Being a colonial era relic which even the UK has repealed, the sedition law in its present form has absolutely no place in a modern democracy where power ultimately rests with the people, who must ask questions and criticise, as a method to ensuring accountability. Any constructive criticism of the government should be welcomed to uphold the very fabric of democracy. All speech-related offences should be made bailable offences. It would lessen the harmful impact of using arrest and custody as a way of harassing anyone exercising his right of speech and expression under Article 19(1)(a).

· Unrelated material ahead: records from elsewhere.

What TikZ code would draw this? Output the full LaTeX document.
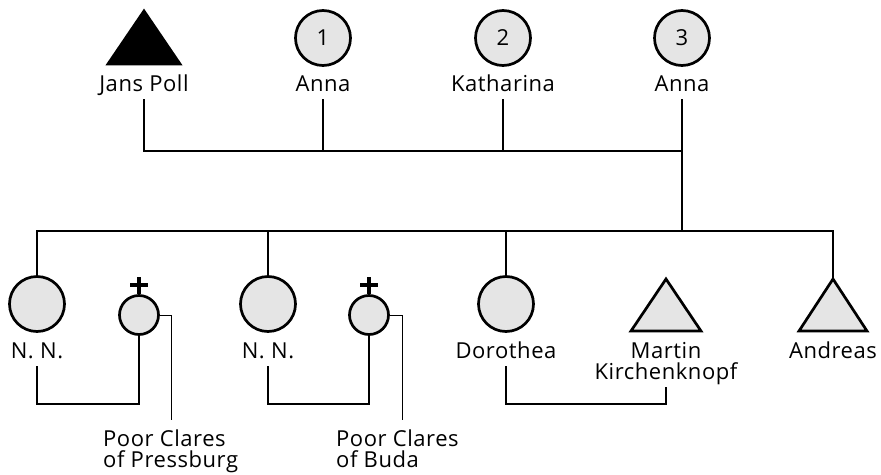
\documentclass[tikz,border=0pt]{standalone}
\usepackage{fontspec}
\setmainfont[LetterSpace=2.5]{Open Sans}
\begin{document}
\begin{tikzpicture}[x=1pt,y=-1pt,
  person/.style={circle,draw,line width=2.7pt,fill=black!10,inner sep=0pt,minimum size=55pt,
                 font=\fontsize{22}{24}\selectfont},
  nun/.style={circle,draw,line width=2.7pt,fill=black!10,inner sep=0pt,minimum size=39pt},
  male/.style={draw,line width=2.7pt,line join=miter,fill=black!10},
  lbl/.style={font=\fontsize{22}{22}\selectfont,anchor=base,inner xsep=0pt,inner ysep=3pt,text depth=5pt},
  memo/.style={font=\fontsize{22}{22}\selectfont,anchor=base west,inner sep=0pt},
  rel/.style={line width=2.7pt},
  lead/.style={line width=1pt},
  cross/.style={line width=3.6pt}]
\useasboundingbox (0,0) rectangle (881,474);

% ---------- parents ----------
\coordinate (jp) at (144,37);
\path[draw,line width=2.7pt,line join=miter,fill=black] (144,11) -- (180,64) -- (108,64) -- cycle;
\node[person] (w1) at (323,38) {1};
\node[person] (w2) at (503,38) {2};
\node[person] (w3) at (682,38) {3};

\node[lbl] (jpl) at (144,91) {Jans Poll};
\node[lbl] (w1l) at (323,91) {Anna};
\node[lbl] (w2l) at (503,91) {Katharina};
\node[lbl] (w3l) at (682,91) {Anna};

% marriage bar
\coordinate (bar) at (0,151);
\draw[rel] (jpl.south) -- (jpl.south |- bar) -- (w3l.south |- bar);
\draw[rel] (w1l.south) -- (w1l.south |- bar);
\draw[rel] (w2l.south) -- (w2l.south |- bar);

% ---------- children ----------
\node[person] (c1) at (37,304) {};
\node[person] (c2) at (268,304) {};
\node[person] (c3) at (506,304) {};
\coordinate (mk) at (666,279);
\path[male] (666,279) -- (701,331) -- (631,331) -- cycle;
\coordinate (an) at (833,279);
\path[male] (833,279) -- (867,331) -- (799,331) -- cycle;

\node[lbl] (c1l) at (37,358) {N. N.};
\node[lbl] (c2l) at (268,358) {N. N.};
\node[lbl] (c3l) at (506,358) {Dorothea};
\node[lbl] (mkl) at (666,358) {Martin};
\node[lbl] (mkl2) at (666,379) {Kirchenknopf};
\node[lbl] (anl) at (833,358) {Andreas};

% sibling bar
\coordinate (sib) at (0,231);
\draw[rel] (w3l.south) -- (w3l.south |- sib);
\draw[rel] (c1.north) -- (c1.north |- sib) -- (an |- sib) -- (an);
\draw[rel] (c2.north) -- (c2.north |- sib);
\draw[rel] (c3.north) -- (c3.north |- sib);

% ---------- nuns ----------
\node[nun] (n1) at (139,315) {};
\node[nun] (n2) at (369,315) {};
\draw[cross] (n1.north) -- ++(0,-17);
\draw[cross] ([xshift=-9pt]n1.north |- 0,285) -- ([xshift=9pt]n1.north |- 0,285);
\draw[cross] (n2.north) -- ++(0,-17);
\draw[cross] ([xshift=-9pt]n2.north |- 0,285) -- ([xshift=9pt]n2.north |- 0,285);

\coordinate (low) at (0,404);
\draw[rel] (c1l.south) -- (c1l.south |- low) -- (n1.south |- low) -- (n1.south);
\draw[rel] (c2l.south) -- (c2l.south |- low) -- (n2.south |- low) -- (n2.south);
\draw[rel] (c3l.south) -- (c3l.south |- low) -- (mkl2.south |- low) -- (mkl2.south);

% convent notes
\node[memo] (p1a) at (103,446) {Poor Clares};
\node[memo] (p1b) at (103,467) {of Pressburg};
\node[memo] (p2a) at (336,446) {Poor Clares};
\node[memo] (p2b) at (336,467) {of Buda};
\coordinate (p1end) at (171,420);
\coordinate (p2end) at (402,420);
\draw[lead] (n1.east) -- (n1.east -| p1end) -- (p1end);
\draw[lead] (n2.east) -- (n2.east -| p2end) -- (p2end);
\end{tikzpicture}
\end{document}
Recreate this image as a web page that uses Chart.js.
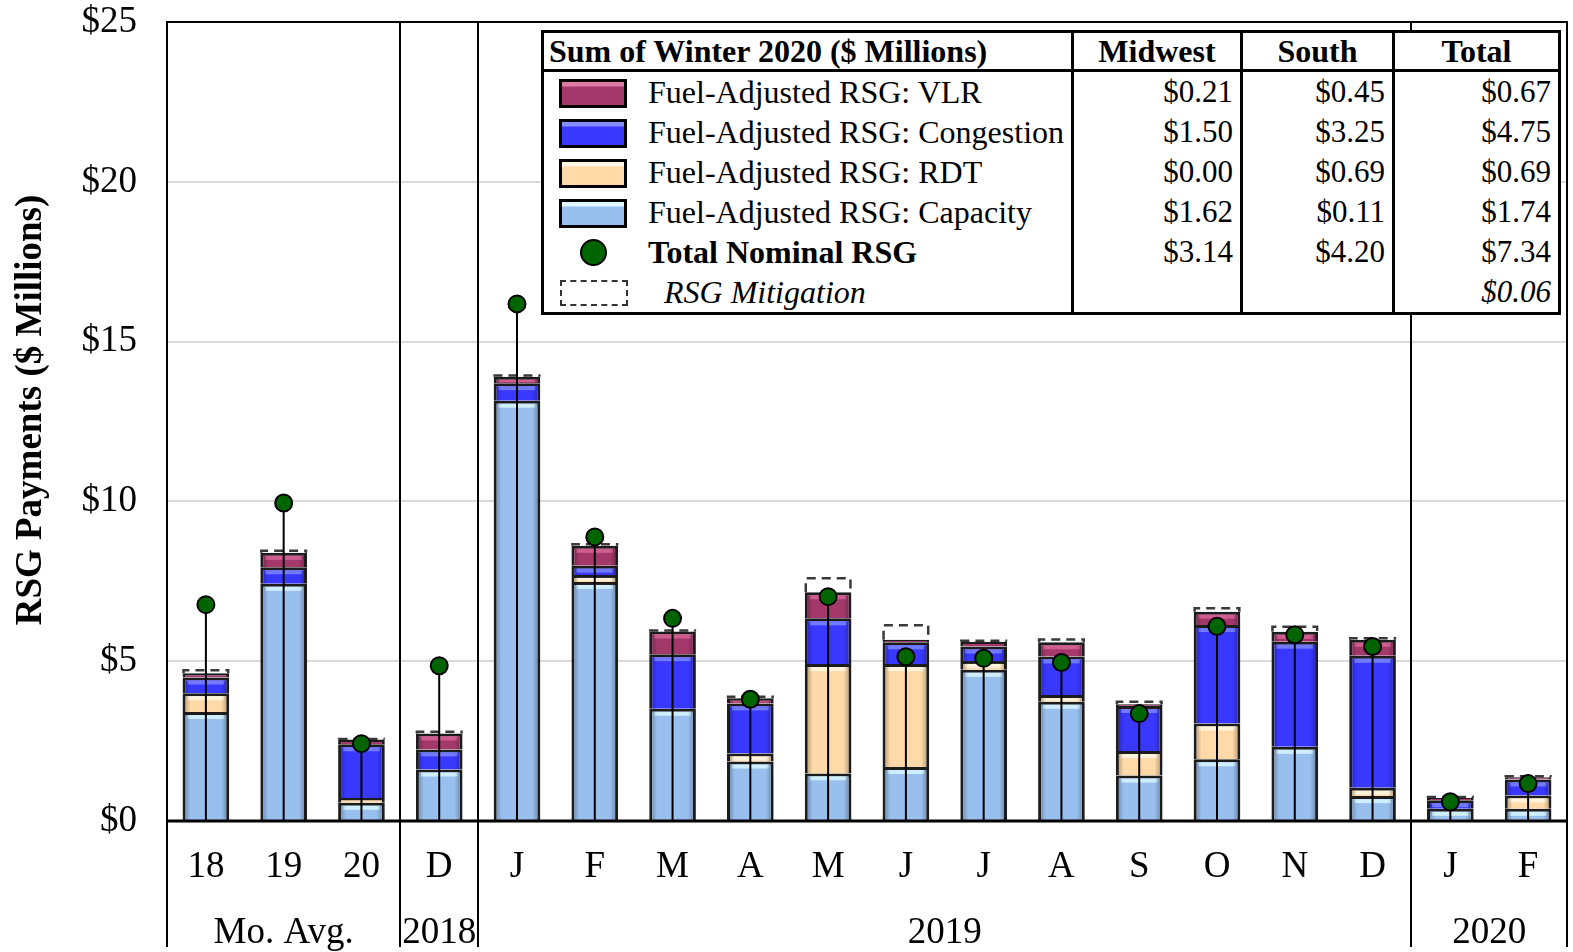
<!DOCTYPE html>
<html>
<head>
<meta charset="utf-8">
<script src="https://cdn.jsdelivr.net/npm/chart.js@4.4.1/dist/chart.umd.min.js"></script>
<style>
  html, body { margin: 0; padding: 0; background: #fff; }
  #wrap { position: relative; width: 1573px; height: 952px; overflow: hidden; }
  #c { position: absolute; left: 0; top: 0; }
  #tbl {
    position: absolute; left: 541px; top: 30px; width: 1017px; height: 282px;
    border-collapse: collapse; table-layout: fixed; background: #fff;
    font-family: 'Liberation Serif', 'Times New Roman', serif; font-size: 32px; color: #000;
    border: 3px solid #000;
  }
  #tbl th { font-weight: bold; font-size: 32px; height: 36px; padding: 0; border: 3px solid #000; white-space: nowrap; line-height: 36px; }
  #tbl th.first { text-align: left; padding-left: 5px; }
  #tbl td { padding: 0; height: 40px; line-height: 40px; border-left: 3px solid #000; border-right: 3px solid #000; white-space: nowrap; }
  #tbl td.num { text-align: right; padding-right: 7px; font-size: 31px; }
  .sw { display: inline-block; width: 62px; height: 23px; border: 3px solid #000; vertical-align: middle; margin-left: 15px; margin-right: 21px; position: relative; top: -2px; }
  .dotbox { display: inline-block; width: 68px; height: 28px; margin-left: 15px; margin-right: 21px; vertical-align: middle; position: relative; top: -3px; }
  .dot { position: absolute; left: 21px; top: 0; width: 23px; height: 23px; border-radius: 50%; background: #006400; border: 2px solid #000; }
  .dash { display: inline-block; width: 64px; height: 22px; border: 2px dashed #333; vertical-align: middle; margin-left: 16px; margin-right: 36px; position: relative; top: -3px; }
  .bold { font-weight: bold; }
  .ital { font-style: italic; }
</style>
</head>
<body>
<div id="wrap">
  <canvas id="c" width="1573" height="952"></canvas>
  <table id="tbl"></table>
</div>
<script>
// Monthly RSG payments, $ millions
const categories = ['18', '19', '20', 'D', 'J', 'F', 'M', 'A', 'M', 'J', 'J', 'A', 'S', 'O', 'N', 'D', 'J', 'F'];
const groupLabels = ['Mo. Avg.', '2018', '2019', '2020'];
const groupFirst = [0, 3, 4, 16];
const groupLast = [2, 3, 15, 17];

const capacity   = [3.41, 7.42, 0.57, 1.61, 13.15, 7.48, 3.51, 1.86, 1.49, 1.69, 4.73, 3.73, 1.42, 1.93, 2.32, 0.78, 0.38, 0.38];
const rdt        = [0.59, 0.00, 0.15, 0.00, 0.00, 0.22, 0.00, 0.25, 3.42, 3.22, 0.28, 0.21, 0.77, 1.12, 0.00, 0.26, 0.00, 0.42];
const congestion = [0.49, 0.52, 1.68, 0.63, 0.55, 0.29, 1.71, 1.57, 1.43, 0.68, 0.45, 1.21, 1.41, 3.08, 3.29, 4.13, 0.27, 0.50];
const vlr        = [0.13, 0.45, 0.15, 0.50, 0.20, 0.62, 0.71, 0.16, 0.82, 0.08, 0.15, 0.44, 0.05, 0.42, 0.31, 0.50, 0.07, 0.07];
const mitigation = [0.13, 0.10, 0.05, 0.08, 0.07, 0.08, 0.06, 0.08, 0.47, 0.49, 0.06, 0.12, 0.11, 0.14, 0.19, 0.08, 0.06, 0.06];
const totalNominal = [6.77, 9.95, 2.42, 4.86, 16.18, 8.89, 6.34, 3.81, 7.02, 5.14, 5.09, 4.96, 3.36, 6.09, 5.83, 5.46, 0.60, 1.17];

const yTickValues = [0, 5, 10, 15, 20, 25];
const yTitle = 'RSG Payments ($ Millions)';

// Winter 2020 summary table
const tableTitle = 'Sum of Winter 2020 ($ Millions)';
const tableColumns = ['Midwest', 'South', 'Total'];
const rowLabels = ['Fuel-Adjusted RSG: VLR', 'Fuel-Adjusted RSG: Congestion', 'Fuel-Adjusted RSG: RDT', 'Fuel-Adjusted RSG: Capacity', 'Total Nominal RSG', 'RSG Mitigation'];
const midwestCol = ['$0.21', '$1.50', '$0.00', '$1.62', '$3.14', ''];
const southCol   = ['$0.45', '$3.25', '$0.69', '$0.11', '$4.20', ''];
const totalCol   = ['$0.67', '$4.75', '$0.69', '$1.74', '$7.34', '$0.06'];

const FONT = "'Liberation Serif', 'Times New Roman', serif";

const colors = {
  capacity:   { fill: '#99BFEE', hi: 'rgba(215,245,255,0.85)' },
  rdt:        { fill: '#FFD9A8', hi: 'rgba(255,245,225,0.9)' },
  congestion: { fill: '#3838FF', hi: 'rgba(120,130,255,0.9)' },
  vlr:        { fill: '#A3386B', hi: 'rgba(215,100,150,0.85)' }
};

function swatchCss(c) {
  return 'background: linear-gradient(to bottom, ' + c.hi + ' 0px, ' + c.hi + ' 4px, ' + c.fill + ' 5px, ' + c.fill + ' 100%)';
}

// build the summary table
(function buildTable() {
  const t = document.getElementById('tbl');
  const widths = [530, 169, 152, 166];
  let html = '<colgroup>' + widths.map(w => '<col style="width:' + w + 'px">').join('') + '</colgroup>';
  html += '<tr><th class="first">' + tableTitle + '</th>' + tableColumns.map(c => '<th>' + c + '</th>').join('') + '</tr>';
  const keys = ['vlr', 'congestion', 'rdt', 'capacity'];
  rowLabels.forEach((lab, i) => {
    let first;
    if (i < 4) {
      first = '<span class="sw" style="' + swatchCss(colors[keys[i]]) + '"></span>' + lab;
    } else if (i === 4) {
      first = '<span class="dotbox"><span class="dot"></span></span><span class="bold">' + lab + '</span>';
    } else {
      first = '<span class="dash"></span><span class="ital">' + lab + '</span>';
    }
    const cls = i === 5 ? 'num ital' : 'num';
    html += '<tr><td>' + first + '</td><td class="' + cls + '">' + midwestCol[i] + '</td><td class="' + cls + '">' + southCol[i] + '</td><td class="' + cls + '">' + totalCol[i] + '</td></tr>';
  });
  t.innerHTML = html;
})();

const BAR_BORDER = 3;

function barDataset(label, data, c) {
  return {
    type: 'bar', label, data, order: 2, stack: 'rsg',
    backgroundColor: c.fill, borderColor: '#1c1c1c', borderWidth: BAR_BORDER,
    hi: c.hi, categoryPercentage: 1, barPercentage: 0.6
  };
}

const chartPlugin = {
  id: 'rsgDecor',
  beforeDatasetDraw(chart, args) {
    const ds = chart.data.datasets[args.index];
    if (ds.type !== 'line') return;
    // stems from zero up to each total marker
    const ctx = chart.ctx, y0 = chart.scales.y.getPixelForValue(0);
    ctx.save();
    ctx.strokeStyle = '#000'; ctx.lineWidth = 2;
    args.meta.data.forEach(pt => {
      ctx.beginPath(); ctx.moveTo(pt.x, y0); ctx.lineTo(pt.x, pt.y); ctx.stroke();
    });
    ctx.restore();
  },
  afterDatasetDraw(chart, args) {
    const ds = chart.data.datasets[args.index];
    if (ds.type !== 'bar') return;
    const ctx = chart.ctx;
    ctx.save();
    args.meta.data.forEach(el => {
      const p = el.getProps(['x', 'y', 'base', 'width'], true);
      const left = p.x - p.width / 2, right = p.x + p.width / 2;
      const top = Math.min(p.y, p.base), bot = Math.max(p.y, p.base);
      const h = bot - top;
      if (ds.dashed) {
        if (h <= 0.01) return;
        ctx.fillStyle = '#fff';
        ctx.fillRect(left, top, p.width, h);
        ctx.setLineDash([9, 6]);
        ctx.strokeStyle = '#3a3a3a'; ctx.lineWidth = 2.5;
        ctx.beginPath();
        ctx.moveTo(left + 1, bot); ctx.lineTo(left + 1, top + 1); ctx.lineTo(right - 1, top + 1); ctx.lineTo(right - 1, bot);
        ctx.stroke();
        ctx.setLineDash([]);
        return;
      }
      if (h < 5) return;
      const b = BAR_BORDER;
      // top highlight band
      ctx.fillStyle = ds.hi;
      ctx.fillRect(left + b + 2, top + b, p.width - 2 * b - 4, Math.min(4, h - b - 1));
      // soft shading on the sides
      const g = ctx.createLinearGradient(left + b, 0, right - b, 0);
      g.addColorStop(0, 'rgba(0,0,0,0.22)');
      g.addColorStop(0.12, 'rgba(0,0,0,0)');
      g.addColorStop(0.88, 'rgba(0,0,0,0)');
      g.addColorStop(1, 'rgba(0,0,0,0.22)');
      ctx.fillStyle = g;
      ctx.fillRect(left + b, top + b, p.width - 2 * b, h - b);
    });
    ctx.restore();
  },
  afterDraw(chart) {
    const ctx = chart.ctx, a = chart.chartArea, xs = chart.scales.x;
    const step = xs.getPixelForValue(1) - xs.getPixelForValue(0);
    const bottomY = 947;
    ctx.save();
    ctx.strokeStyle = '#000';
    // plot frame
    ctx.lineWidth = 2;
    ctx.beginPath();
    ctx.moveTo(a.left, bottomY); ctx.lineTo(a.left, a.top); ctx.lineTo(a.right, a.top); ctx.lineTo(a.right, bottomY);
    ctx.stroke();
    // group separators
    groupFirst.slice(1).forEach(i => {
      const x = Math.round(xs.getPixelForValue(i) - step / 2);
      ctx.beginPath(); ctx.moveTo(x, a.top); ctx.lineTo(x, bottomY); ctx.stroke();
    });
    // x axis line
    ctx.lineWidth = 3;
    ctx.beginPath(); ctx.moveTo(a.left, a.bottom); ctx.lineTo(a.right, a.bottom); ctx.stroke();
    ctx.fillStyle = '#000';
    // group labels
    ctx.font = '37px ' + FONT;
    ctx.textAlign = 'center'; ctx.textBaseline = 'middle';
    groupLabels.forEach((lab, k) => {
      const cx = (xs.getPixelForValue(groupFirst[k]) + xs.getPixelForValue(groupLast[k])) / 2;
      ctx.fillText(lab, cx, 933);
    });
    // y axis title
    ctx.font = 'bold 37px ' + FONT;
    ctx.translate(31, 410);
    ctx.rotate(-Math.PI / 2);
    ctx.fillText(yTitle, 0, 0);
    ctx.restore();
  }
};

const mitDs = barDataset('RSG Mitigation', mitigation, { fill: 'rgba(255,255,255,0)', hi: null });
mitDs.borderWidth = 0;
mitDs.dashed = true;

new Chart(document.getElementById('c'), {
  data: {
    labels: categories,
    datasets: [
      barDataset('Fuel-Adjusted RSG: Capacity', capacity, colors.capacity),
      barDataset('Fuel-Adjusted RSG: RDT', rdt, colors.rdt),
      barDataset('Fuel-Adjusted RSG: Congestion', congestion, colors.congestion),
      barDataset('Fuel-Adjusted RSG: VLR', vlr, colors.vlr),
      mitDs,
      {
        type: 'line', label: 'Total Nominal RSG', data: totalNominal, order: 1, stack: 'total',
        showLine: false, pointRadius: 8.5, pointHoverRadius: 8.5, pointBorderWidth: 2,
        pointBackgroundColor: '#006400', pointBorderColor: '#000'
      }
    ]
  },
  options: {
    responsive: false,
    animation: false,
    events: [],
    layout: { autoPadding: false, padding: { top: 22, right: 6, bottom: 0, left: 0 } },
    plugins: { legend: { display: false }, tooltip: { enabled: false } },
    scales: {
      x: {
        stacked: true,
        grid: { display: false, drawTicks: false },
        border: { display: false },
        ticks: { color: '#000', font: { family: FONT, size: 37 }, padding: 24, maxRotation: 0, autoSkip: false },
        afterFit(s) { s.height = 131; s.paddingLeft = 0; s.paddingRight = 0; }
      },
      y: {
        stacked: true, min: 0, max: 25,
        grid: { color: '#d9d9d9', lineWidth: 2, drawTicks: false },
        border: { display: false },
        afterBuildTicks(s) { s.ticks = yTickValues.map(v => ({ value: v })); },
        ticks: { color: '#000', font: { family: FONT, size: 37 }, padding: 30, callback: v => '$' + v },
        afterFit(s) { s.width = 167; s.paddingTop = 0; s.paddingBottom = 0; }
      }
    }
  },
  plugins: [chartPlugin]
});
</script>
</body>
</html>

This sedition law, as interpreted by the SC, needs to be applied with caution. Only then can it act as a bulwark around the integrity of the nation and discourage elements which seek to incite violence to cause public disorder and overthrow an elected government. In balancing free speech with ensuring the security of the nation, this provision must be replaced with a set of laws specifying what stands for sedition, leaving no scope for misinterpretation by the authorities susceptible to political pressures.

This will go a long way in ensuring that a clear distinction is made between a ‘cartoonist’ drawing a cartoon and a ‘terrorist’ plotting against the Indian state. Clearly, the law on sedition is like a cannon that ought not to be used to shoot a mouse, but the arsenal also demands the possession of the cannon, mostly as a deterrent, and occasionally for shooting.